Le plus fort redressement du prix du pétrole sur un an depuis 1999 devrait se poursuivre grâce à une progression de 20% l'an prochain à la faveur d'un regain de l'économie mondiale et de la production de l'Organisation des pays exportateurs de pétrole (OPEP), soutiennent les prévisionnistes les plus précis.

Mike Wittner, de la Société générale, et Hannes Loacker, de Raiffeisen Zentralbank Oesterreich, dont les prédictions de cette année ont été précises à plus ou moins 9% par rapport aux niveaux des prix sur le marché, soutiennent maintenant que le pétrole se vendra près de 88$ US le baril à la fin de 2010, soit davantage que les prix actuels d'environ 73$ US pratiqués à New York. Sur Wall Street, l'estimation médiane table sur un prix de 83$ US.

Les prix du pétrole devraient donc grimper tandis que la Chine et l'Inde entraînent l'économie mondiale au sortir du plus grave choc économique depuis la Seconde Guerre mondiale et que l'OPEP plafonne sa production, selon MM. Wittner et Loacker. Les analystes prédisent que l'OPEP ne changera pas ses cibles d'offre lors de sa réunion aujourd'hui à Luanda, en Angola, même si l'Agence internationale de l'énergie (AIE) estime que la consommation de carburant augmentera de 1,7% l'an prochain.

«Étant donné que la demande mondiale croîtra et que l'OPEP maintiendra ses niveaux de production, les stocks diminueront et cela favorise une augmentation des prix», soutient M. Wittner, 48 ans, chef de l'analyse des marchés du pétrole au sein de la Société générale, à Londres.
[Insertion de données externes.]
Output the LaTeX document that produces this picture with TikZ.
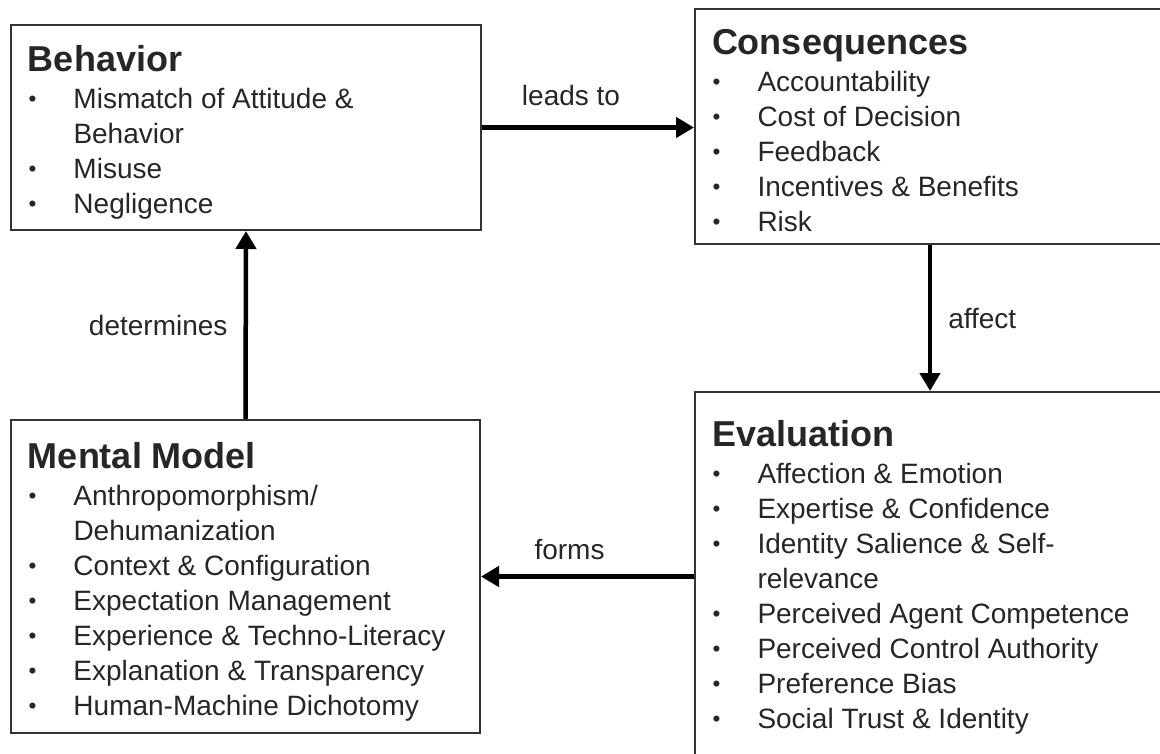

Les produits de base tireront aussi parti de la faiblesse du dollar américain et des taux d'intérêt près de zéro aux États-Unis, ajoute-t-il.

Les contrats à terme sur le pétrole ont bondi de 5% la semaine dernière, premier gain hebdomadaire en un mois après que des forces iraniennes eurent occupé un puits de pétrole en Irak. Cette situation a fait craindre que les tensions entre ces deux membres de l'OPEP ne perturbent l'approvisionnement. Mais les soldats iraniens ont quitté le puits samedi dernier.

M. Wittner, qui a été analyste du secteur énergétique à la CIA américaine au cours des années 80 et à l'AIE entre 1997 et 2002, estime que les achats par les fonds spéculatifs et les investisseurs cherchant à se protéger de l'inflation auront pour effet de soutenir les prix du pétrole.

«Au contraire de certaines autres banques, nous croyons et nous reconnaissons assez ouvertement que des facteurs non fondamentaux jouent véritablement un rôle dans l'établissement des prix du pétrole», avance M. Wittner.

Pour sa part, M. Loacker, 33 ans, dit s'attendre à ce que l'OPEP garde sa production aux niveaux actuels «pendant une grande partie de 2010», ce qui soutiendra les prix. Celui qui vient au troisième rang parmi les prévisionnistes les plus précis, soit Eugen Weinberg, de Commerzbank, croit pour sa part que les prix pétroliers vont chuter à 59$US le baril au quatrième trimestre de 2010 parce que l'OPEP augmentera son offre.

«Pour l'an prochain, je vois des risques de baisse, dit-il. La discipline au sein de l'OPEP se relâche et je crois que cela va continuer.»

Les contrats à terme sur le pétrole ont bondi de 64% cette année à cause de la baisse de production de l'OPEP et du fait de la reprise économique. Si l'augmentation de consommation prévue par l'AIE se matérialise en 2010, ce sera la première en trois ans.

Des prix du pétrole plus élevés profiteront à des producteurs comme l'Arabie Saoudite et Exxon Mobil, mais mettront à mal les sociétés aériennes qui pourraient perdre 5,6 milliards US l'an prochain.

En chiffres

 

-5%

Baisse de la consommation de pétrole au Canada en 2008-2009, selon l'Agence internationale de l'énergie/Statistique Canada. Aux États-Unis, la consommation pétrolière a chuté de 8%, et de 2,5% sur l'ensemble de la planète.

 

97,9¢/L

Prix moyen du litre d'essence ordinaire en 2009, selon la Régie de l'énergie. Cela se compare à un prix moyen de 119,3 cents en 2008 et 106,3 cents le litre en 2007.

 

40%

Pourcentage de la production mondiale de brut qui est contrôlée par l'OPEP (Organisation des pays exportateurs de pétrole).